Is NY-26 Really Just A Referendum On Medicare? The Mainstream Media Seems To Think So
It seems like everything is a referendum on something these days, but political parties have gotten into the habit of claiming individual races across the country are really these huge referendums on some big controversial policy. And I’m not sure that makes sense.
Many pundits have predicted that the new Republican plan for Medicare, as proposed by Rep. Paul Ryan, would be the deciding factor in today’s special election in New York’s 26th congressional district.
Talking Points Memo chose the headline “Win Or Lose, NY-26 Is An Ominous Blow To GOP’s Medicare Phaseout Plan,” while The Nation opted for “Will the Revolt Against the GOP’s Cuts Turn a Republican District to Democrat Kathy Hochul?”
The seat previously held by Rep. Christopher Lee (R- Craigslist) is up for grabs in a tight race pitting Democrat Kathy Hochul against Republican Jane Corwin. The race has also been shaken up by independent candidate Jack Davis, a businessman running on a Tea Party platform. Current polling gives Hochul a slight edge over Corwin heading into today’s election.
Corwin is one of the biggest Republican voices supporting Paul Ryan’s Medicare proposal, which would represent a significant overhaul of the current system, and Hochul has capitalized on this policy disagreement in a number of attack ads. Corwin shot back in an ad of her own, flipping the script and suggesting it is Hochul who would make unpopular cuts to entitlement programs.
House Majority Leader Eric Cantor argued yesterday against the referendum narrative. He told reporters that “[t]his race is about the fact that it’s a three-way race.” He believes the inclusion of Davis has made the race closer than it could have been with just the two major-party candidates. Cantor may be on to something, as the most recent polling has found the Tea Party candidate with over 10% of the vote, a margin that could hand an easy victory to Corwin if Davis was out of the running.
Cantor then specifically addressed the Medicare plan and disputed its significance in the race:
“I do not think it can be seen as a signal as to the role of the budget reforms that we have proposed, including that in Medicare,” he said. “I know this town loves to take signals from individual races. I think the best signal you can take is the 63 seats that we picked up in November.”
Local races can be influenced by national issues, but such influence is often overstated. NY-23’s special election in 2009 (another three-way race) was branded as a referendum on President Obama. For those of you who don’t remember, that election ended with the Republican dropping out and endorsing the Democrat.
What’s important about local elections is that most voters look at issues specific to their communities first and foremost, before judging the candidates on national issues. In addition to addressing Medicare in her ads, Hochul also brought up her work as a “stop-the-tolls pioneer.” Corwin cited her small business experience in several ads to present her credentials for local job creation.
Those issues are just as relevant as Medicare, if not more so, to the voters in NY-26. A Siena poll [PDF] taken last Saturday asked voters which issue is most important to them. The result?

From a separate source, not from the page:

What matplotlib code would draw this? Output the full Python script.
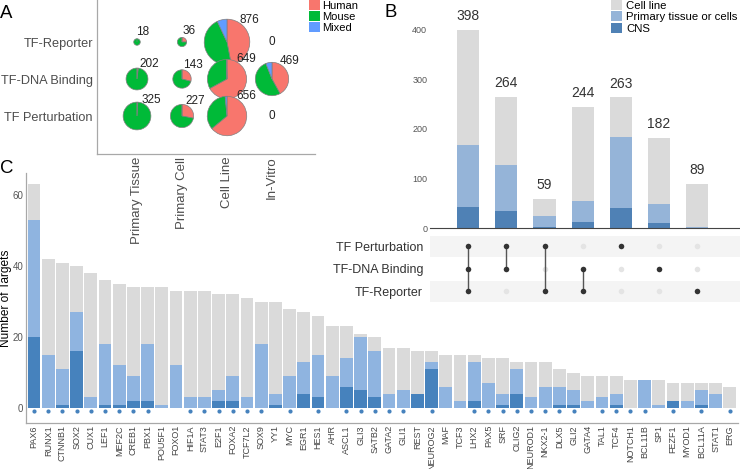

An almost even split between Medicare, jobs, and the federal budget deficit, each polling around 20%. Those who cited Medicare overwhelmingly supported Hochul, budget-conscious voters sided with Corwin, and jobs voters split down the middle.
By tonight, we will (hopefully) know the winner of the special election. But by framing it as a one-issue campaign and sticking with that narrative, the media has given people an incomplete picture of the race and leaves out a number of other reasons why the election turned out the way it did.